### WORK INSTRUCTIONS
Your task is to transcribe all of the data below exactly, omitting the images.

---------------

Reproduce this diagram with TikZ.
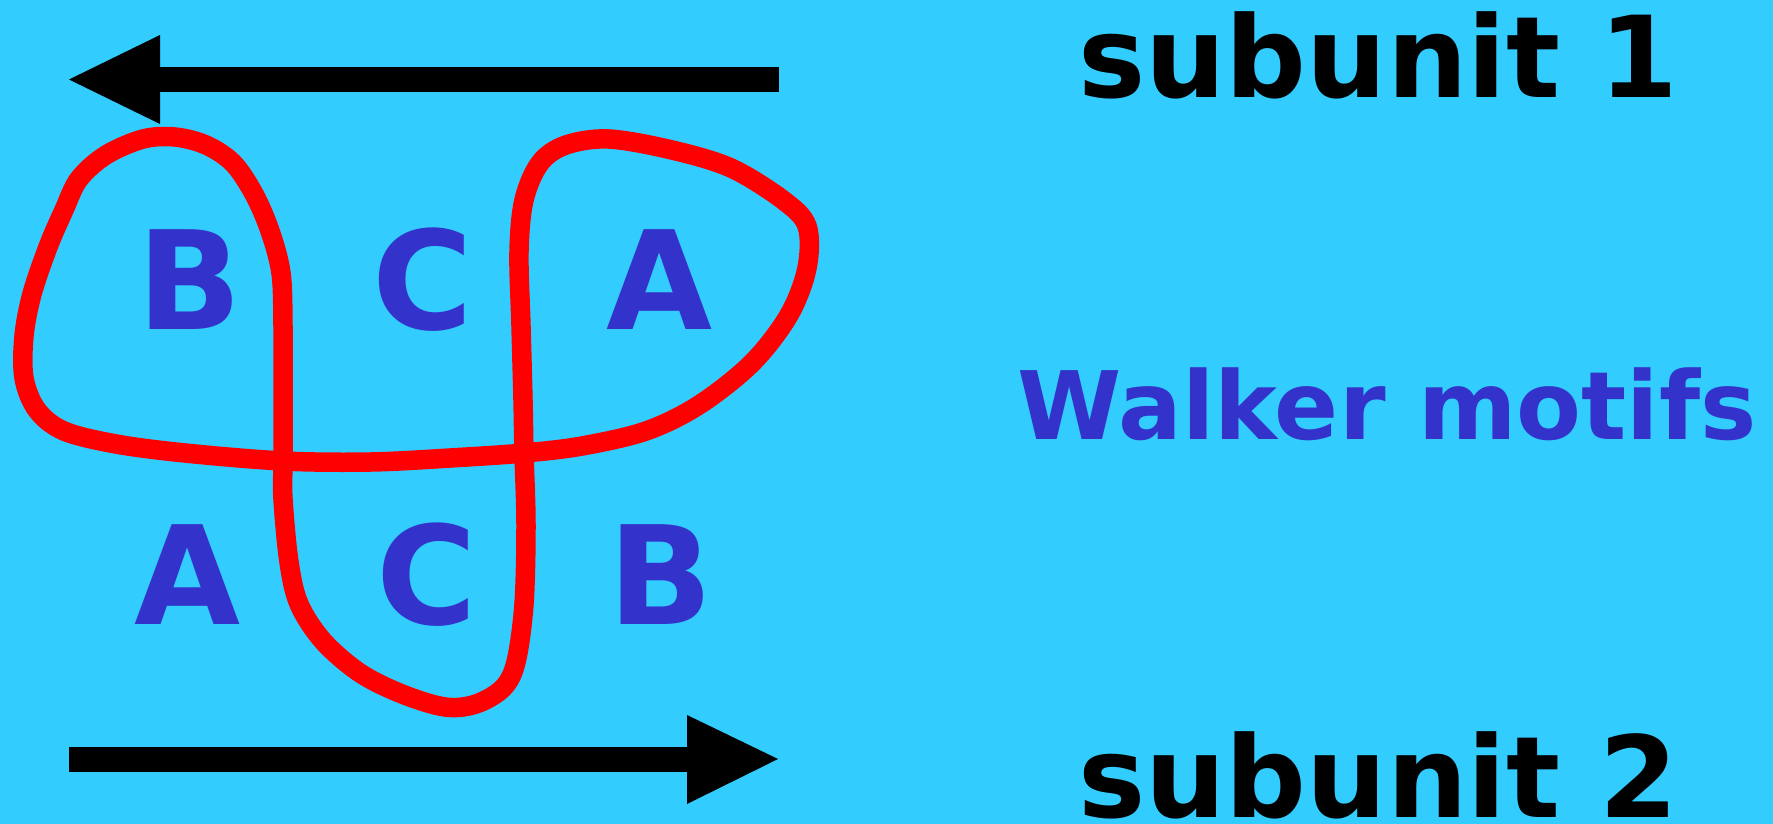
\documentclass[tikz,border=0pt]{standalone}
\usepackage{fontspec}
\setmainfont{DejaVu Sans}
\definecolor{bgblue}{RGB}{51,204,255}
\definecolor{letblue}{RGB}{51,51,204}
\definecolor{loopred}{RGB}{255,0,0}
\tikzset{
  bigletter/.style={inner sep=0pt, anchor=base, text=letblue, font=\bfseries\fontsize{137}{140}\selectfont},
  subunitlabel/.style={inner sep=0pt, anchor=base west, text=black, font=\bfseries\fontsize{113}{118}\selectfont},
  motiflabel/.style={inner sep=0pt, anchor=base east, text=letblue, font=\bfseries\fontsize{94.5}{100}\selectfont},
  shaft/.style={line width=25pt, draw=black},
  loopline/.style={draw=loopred, line width=19.5pt, line join=round},
}
\begin{document}
\begin{tikzpicture}[x=1pt,y=-1pt]
\fill[bgblue] (0,0) rectangle (1773,824);
\useasboundingbox (0,0) rectangle (1773,824);

% arrows
\coordinate (t1s) at (779,79.5);
\coordinate (t1e) at (158,79.5);
\coordinate (t1tip) at (69,79.5);
\coordinate (t1h1) at (160,35);
\coordinate (t1h2) at (160,124);
\draw[shaft] (t1s) -- (t1e);
\fill[black] (t1tip) -- (t1h1) -- (t1h2) -- cycle;

\coordinate (t2s) at (69,759);
\coordinate (t2e) at (690,759);
\coordinate (t2tip) at (778,759);
\coordinate (t2h1) at (687,715);
\coordinate (t2h2) at (687,804);
\draw[shaft] (t2s) -- (t2e);
\fill[black] (t2tip) -- (t2h1) -- (t2h2) -- cycle;

% red loop
\draw[loopline] plot[smooth cycle, tension=0.55] coordinates {
(283,461) (283,400) (283,326) (281,273) (270,231) (254,194) (233,163) (206,145) (175,137)
(143,139) (106,155) (79,179) (64,210) (48,247) (32,294) (24,336) (24,378) (37,410)
(64,431) (116,444) (185,453) (283,461) (371,462) (450,458) (524,453) (582,446)
(646,431) (699,405) (752,363) (789,315) (807,268) (807,226) (783,200) (731,168)
(672,150) (609,139) (566,145) (540,163) (524,200) (519,252) (521,326) (523,400) (524,453)
(526,525) (524,604) (516,662) (503,688) (476,704) (445,707) (402,694) (360,673)
(323,641) (299,604) (289,562) (283,499)
};

% letters
\node[bigletter] (b1) at (190,329) {B};
\node[bigletter] (c1) at (423,329) {C};
\node[bigletter] (a1) at (660,329) {A};
\node[bigletter] (a2) at (188,624) {A};
\node[bigletter] (c2) at (427,624) {C};
\node[bigletter] (b2) at (661,624) {B};

% labels
\node[subunitlabel] (s1) at (1078,98) {subunit 1};
\node[subunitlabel] (s2) at (1078,817) {subunit 2};
\node[motiflabel] (wm) at (1757,439) {Walker motifs};
\end{tikzpicture}
\end{document}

---------------

### TASK OUTPUT
Reproduce this diagram with TikZ.
\documentclass[tikz,border=0pt]{standalone}
\usepackage{fontspec}
\setmainfont{DejaVu Sans}
\definecolor{bgblue}{RGB}{51,204,255}
\definecolor{letblue}{RGB}{51,51,204}
\definecolor{loopred}{RGB}{255,0,0}
\tikzset{
  bigletter/.style={inner sep=0pt, anchor=base, text=letblue, font=\bfseries\fontsize{137}{140}\selectfont},
  subunitlabel/.style={inner sep=0pt, anchor=base west, text=black, font=\bfseries\fontsize{113}{118}\selectfont},
  motiflabel/.style={inner sep=0pt, anchor=base east, text=letblue, font=\bfseries\fontsize{94.5}{100}\selectfont},
  shaft/.style={line width=25pt, draw=black},
  loopline/.style={draw=loopred, line width=19.5pt, line join=round},
}
\begin{document}
\begin{tikzpicture}[x=1pt,y=-1pt]
\fill[bgblue] (0,0) rectangle (1773,824);
\useasboundingbox (0,0) rectangle (1773,824);

% arrows
\coordinate (t1s) at (779,79.5);
\coordinate (t1e) at (158,79.5);
\coordinate (t1tip) at (69,79.5);
\coordinate (t1h1) at (160,35);
\coordinate (t1h2) at (160,124);
\draw[shaft] (t1s) -- (t1e);
\fill[black] (t1tip) -- (t1h1) -- (t1h2) -- cycle;

\coordinate (t2s) at (69,759);
\coordinate (t2e) at (690,759);
\coordinate (t2tip) at (778,759);
\coordinate (t2h1) at (687,715);
\coordinate (t2h2) at (687,804);
\draw[shaft] (t2s) -- (t2e);
\fill[black] (t2tip) -- (t2h1) -- (t2h2) -- cycle;

% red loop
\draw[loopline] plot[smooth cycle, tension=0.55] coordinates {
(283,461) (283,400) (283,326) (281,273) (270,231) (254,194) (233,163) (206,145) (175,137)
(143,139) (106,155) (79,179) (64,210) (48,247) (32,294) (24,336) (24,378) (37,410)
(64,431) (116,444) (185,453) (283,461) (371,462) (450,458) (524,453) (582,446)
(646,431) (699,405) (752,363) (789,315) (807,268) (807,226) (783,200) (731,168)
(672,150) (609,139) (566,145) (540,163) (524,200) (519,252) (521,326) (523,400) (524,453)
(526,525) (524,604) (516,662) (503,688) (476,704) (445,707) (402,694) (360,673)
(323,641) (299,604) (289,562) (283,499)
};

% letters
\node[bigletter] (b1) at (190,329) {B};
\node[bigletter] (c1) at (423,329) {C};
\node[bigletter] (a1) at (660,329) {A};
\node[bigletter] (a2) at (188,624) {A};
\node[bigletter] (c2) at (427,624) {C};
\node[bigletter] (b2) at (661,624) {B};

% labels
\node[subunitlabel] (s1) at (1078,98) {subunit 1};
\node[subunitlabel] (s2) at (1078,817) {subunit 2};
\node[motiflabel] (wm) at (1757,439) {Walker motifs};
\end{tikzpicture}
\end{document}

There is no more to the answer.